Five Mile Press sent me a copy of Justine Ford’s new book to review on my blog because of my interest in the area of missing. Missing You – Australia’s most mysterious unsolved missing persons cases – catalogues twenty stories of unsolved missing persons cases in Australia. Ive read a lot of true crime stories over the years and especially so in the last year as Ive moved from the counselling world to the research space – its been an interesting ride. Justine’s stories are told with respect and compassion about the multitude of situations people find themselves in when they vanish and the trauma of being left behind. Some of the names – Jamie Herdman, Christine Redford and Bung Siriboon- were familiar to me and others weren’t. They were the ones I was interested in. Families of missing people, the longer the person remains lost, have to compete for space to get their story noticed, they have to find ways to engage and then reengage the public to remind them that they are still searching, still yearning for answers. In the telling of a story in Justine’s book she was able to share a piece of that person – it made them more than a missing person, it made them real. The cataloguing of clues, of Police insight (which seemed to have been provided with cooperation in this book) and the perspectives of loved ones, of forensic professionals and the stories of those that are found but not yet reunited with whoever may be searching for them is provided with enough space to give you a sense of what it might mean to not know where someone is.

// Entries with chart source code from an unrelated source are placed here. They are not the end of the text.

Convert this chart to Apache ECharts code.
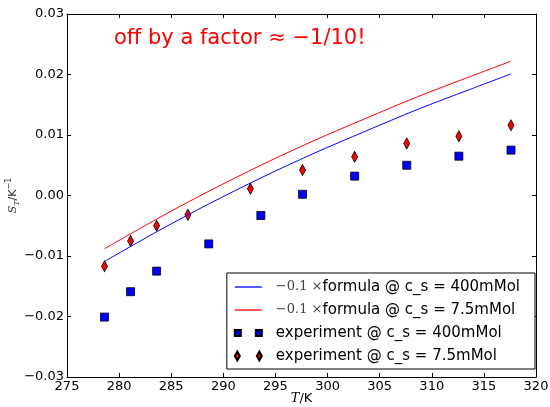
<!DOCTYPE html>
<html><head><meta charset="utf-8">
<script src="https://cdn.jsdelivr.net/npm/echarts@6/dist/echarts.min.js"></script>
<style>html,body{margin:0;padding:0;background:#fff}#c{width:550px;height:407px}</style>
</head><body><div id="c"></div>
<script>
const xTicks = [275, 280, 285, 290, 295, 300, 305, 310, 315, 320];
const yTicks = [-0.03, -0.02, -0.01, 0.00, 0.01, 0.02, 0.03];
const formulaT = [278.6, 283.6, 288.6, 293.6, 298.6, 303.6, 308.6, 313.6, 317.6];
const formula400 = [-0.0109, -0.0060, -0.0014, 0.0029, 0.0069, 0.0106, 0.0142, 0.0175, 0.0201];
const formula75 = [-0.0088, -0.0039, 0.0007, 0.0050, 0.0090, 0.0127, 0.0163, 0.0196, 0.0222];
const exp400T = [278.6, 281.1, 283.6, 288.6, 293.6, 297.6, 302.6, 307.6, 312.6, 317.6];
const exp400 = [-0.0201, -0.0159, -0.0125, -0.0080, -0.0033, 0.0002, 0.0032, 0.0050, 0.0065, 0.0075];
const exp75T = [278.6, 281.1, 283.6, 286.6, 292.6, 297.6, 302.6, 307.6, 312.6, 317.6];
const exp75 = [-0.0117, -0.0075, -0.0050, -0.0032, 0.0011, 0.0042, 0.0064, 0.0086, 0.0098, 0.0116];
const names = ['f400', 'f75', 'e400', 'e75'];

const zip = (a, b) => a.map((v, i) => [v, b[i]]);
const fmtY = v => { const s = Math.abs(v).toFixed(2); return (v < -1e-9 ? '\u2212' : '') + s; };
const chart = echarts.init(document.getElementById('c'));
const F = 'DejaVu Sans';
const axisLine = {show: true, onZero: false, lineStyle: {color: '#000', width: 1}};
const tick = {show: true, inside: true, length: 4, lineStyle: {color: '#000'}};
const legendText = {
  f400: '{m|\u22120.1 \u00d7}{t|formula @ c_s = 400mMol}',
  f75: '{m|\u22120.1 \u00d7}{t|formula @ c_s = 7.5mMol}',
  e400: '{t|experiment @ c_s = 400mMol}',
  e75: '{t|experiment @ c_s = 7.5mMol}'
};
const twoSq = 'path://M0,0L6,0L6,6L0,6Z M21,0L27,0L27,6L21,6Z';
const twoDia = 'path://M2.5,0L5,4.5L2.5,9L0,4.5Z M24.5,0L27,4.5L24.5,9L22,4.5Z';
const lineIcon = 'path://M0,0L25,0L25,1.2L0,1.2Z';
chart.setOption({
  animation: false,
  grid: {left: 67, right: 14, top: 14, bottom: 30, outerBoundsMode: 'none', containLabel: false},
  xAxis: [{
    type: 'value', min: xTicks[0], max: xTicks[xTicks.length - 1], interval: 5,
    axisLine, axisTick: tick, splitLine: {show: false},
    axisLabel: {color: '#000', fontFamily: F, fontSize: 13, margin: 3,
      formatter: v => xTicks.includes(v) ? String(v) : ''},
    name: '{i|T}{t|/K}', nameLocation: 'middle', nameGap: 15, nameMoveOverlap: false,
    nameTextStyle: {rich: {i: {fontFamily: 'DejaVu Serif', fontStyle: 'italic', fontSize: 13, color: '#000'},
      t: {fontFamily: F, fontSize: 13, color: '#000'}}}
  }, {
    type: 'value', position: 'top', min: 275, max: 320, interval: 5,
    axisLine, axisTick: tick, axisLabel: {show: false}, splitLine: {show: false}
  }],
  yAxis: [{
    type: 'value', min: -0.03, max: 0.03, interval: 0.01,
    axisLine, axisTick: tick, splitLine: {show: false},
    axisLabel: {color: '#000', fontFamily: F, fontSize: 13, margin: 3, formatter: fmtY},
    name: '{i|S}{s|T}{t|/K}{p|\u22121}', nameLocation: 'middle', nameGap: 46, nameRotate: 90, nameMoveOverlap: false,
    nameTextStyle: {rich: {
      i: {fontFamily: 'DejaVu Serif', fontStyle: 'italic', fontSize: 11, color: '#333'},
      s: {fontFamily: 'DejaVu Serif', fontStyle: 'italic', fontSize: 8, color: '#333', verticalAlign: 'bottom', lineHeight: 16},
      t: {fontFamily: F, fontSize: 11, color: '#333'},
      p: {fontFamily: F, fontSize: 8, color: '#333', verticalAlign: 'top', lineHeight: 16}}}
  }, {
    type: 'value', position: 'right', min: -0.03, max: 0.03, interval: 0.01,
    axisLine, axisTick: tick, axisLabel: {show: false}, splitLine: {show: false}
  }],
  legend: {
    orient: 'vertical', right: 15, top: 273,
    data: [
      {name: 'f400', icon: lineIcon},
      {name: 'f75', icon: lineIcon},
      {name: 'e400', icon: twoSq},
      {name: 'e75', icon: twoDia}
    ],
    itemWidth: 27, itemHeight: 10, itemGap: 7,
    padding: [6, 15, 5, 7],
    borderColor: '#000', borderWidth: 1, borderRadius: 0, backgroundColor: '#fff',
    formatter: n => legendText[n],
    textStyle: {lineHeight: 16, padding: [0, 0, 0, 9], rich: {
      m: {fontFamily: 'DejaVu Serif', fontSize: 13, color: '#444'},
      t: {fontFamily: F, fontSize: 15, color: '#000'}}}
  },
  graphic: [{
    type: 'text', left: 114, top: 28,
    style: {text: 'off by a factor \u2248 \u22121/10!', fill: '#ff0000', font: '21px "DejaVu Sans"'}
  }],
  series: [
    {name: names[0], type: 'line', data: zip(formulaT, formula400), showSymbol: false, smooth: 0.3,
      lineStyle: {color: '#0000ff', width: 1}, itemStyle: {color: '#0000ff'}},
    {name: names[1], type: 'line', data: zip(formulaT, formula75), showSymbol: false, smooth: 0.3,
      lineStyle: {color: '#ff0000', width: 1}, itemStyle: {color: '#ff0000'}},
    {name: names[2], type: 'scatter', data: zip(exp400T, exp400), symbol: 'rect', symbolSize: 8,
      itemStyle: {color: '#0000ff', borderColor: '#000', borderWidth: 0.8, opacity: 1}},
    {name: names[3], type: 'scatter', data: zip(exp75T, exp75), symbol: 'diamond', symbolSize: [6, 11],
      itemStyle: {color: '#ff0000', borderColor: '#000', borderWidth: 0.8, opacity: 1}}
  ]
});
</script></body></html>
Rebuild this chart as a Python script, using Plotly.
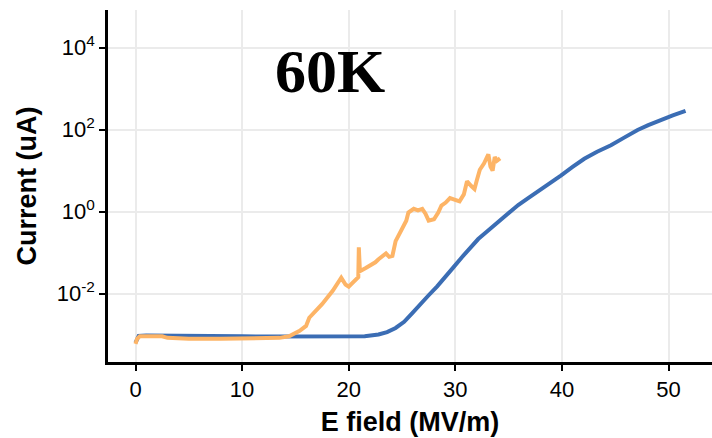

One of the later chapters sums up the need to keep the interest alive – no matter how much time has passed. Linda Stilwell, was snatched from a funpark in St Kilda in 1968 at the age of 7. Her mother recalled that even back then people expected her to cry more than she did. Like many of the families Ive met over the last decade the challenge in living with a loss that may not be permanent means that those conventional ways of grieving, of releasing the sadness about the loss makes it difficult. It makes it difficult for people to truly understand what it means to live in that space of someone being both here and gone ‘all I would like is to be able to give Linda a funeral, not be thrown away like a piece of rubbish’. Telling her story 4 decades later and still pushing for the truth through the coronial system just goes to show that families of the missing cant simply move on from their grief.
Its not often that a book gives a space to the grief of an unresolved loss – this book isn’t just for people with personal experience of searching of missing but for the wider community wanting to understand more about the need to bring them home. Its unfathomable that someone can be here in a moment, gone the next and that no one has the pieces that complete that jigsaw puzzle. Someone, somewhere, must know something.